Serves 4 to 6 | Prep Time 30 minutes | Cook Time 10 minutes

Why I Love This Recipe

If you are a lover of broccoli and pasta salad, then this is the recipe for you!


Ingredients You'll Need

3 cups small broccoli florets
1 cup cut green beans
2 cups uncooked gluten free fusilli pasta
1 small zucchini, thinly sliced and cut into half moons (or spiralized)
1 cup sliced cherry tomatoes
4 oil-packed sun-dried tomatoes, chopped
8 fresh basil leaves, thinly sliced
¼ cup pine nuts
sea salt and freshly ground black pepper


Directions

1. Prepare a large pot of salted boiling water and a large bowl of ice water. Drop the broccoli and green beans into the boiling water and blanch for 1-2 minutes, until tender but still bright green. Remove and immediately immerse in the ice water to stop the cooking processing. Keep in the ice water long enough to cool completely, about 15 seconds. Then, drain and and place on a kitchen towel to dry.


2. In a large pot of salted boiling water, prepare the pasta according to the instructions on the package, cooking until al dente. Drain and rinse with cold water.
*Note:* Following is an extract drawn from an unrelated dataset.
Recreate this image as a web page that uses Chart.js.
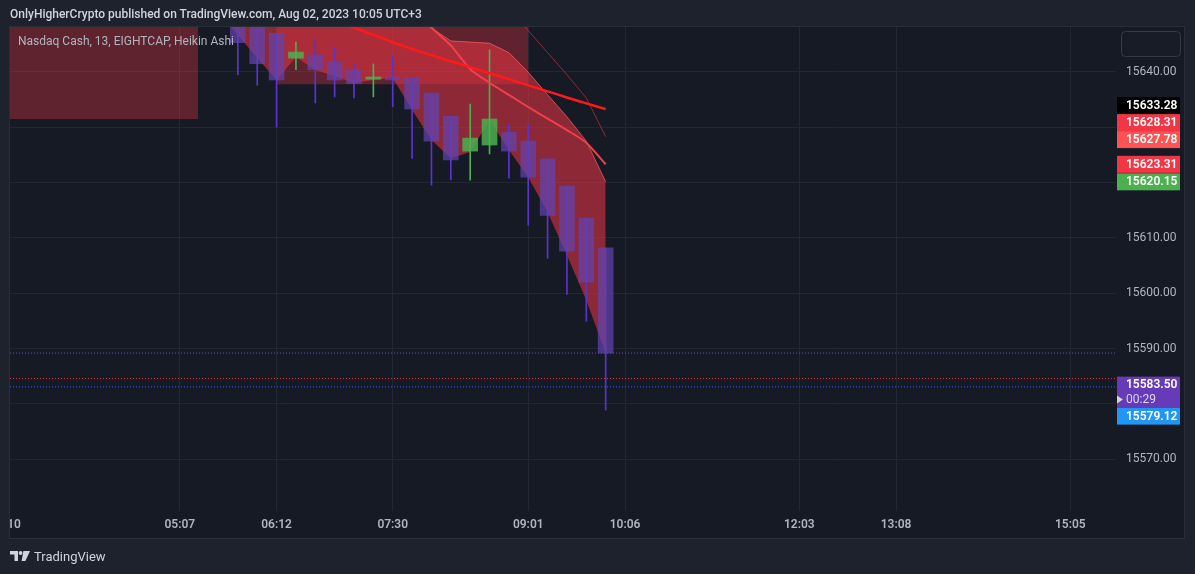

3. In a large bowl, combine the broccoli, green beans, zucchini, tomatoes, basil and the pasta. Drizzle with the dressing and toss. Season to taste with salt, pepper, and squeezes of lemon, if desired. Sprinkle with the pine nuts and chill for 15 minutes. Can be stored in the refrigerator for up to 2 days.


Pairs Well With

This side dish would go amazing with grilled or crispy chicken!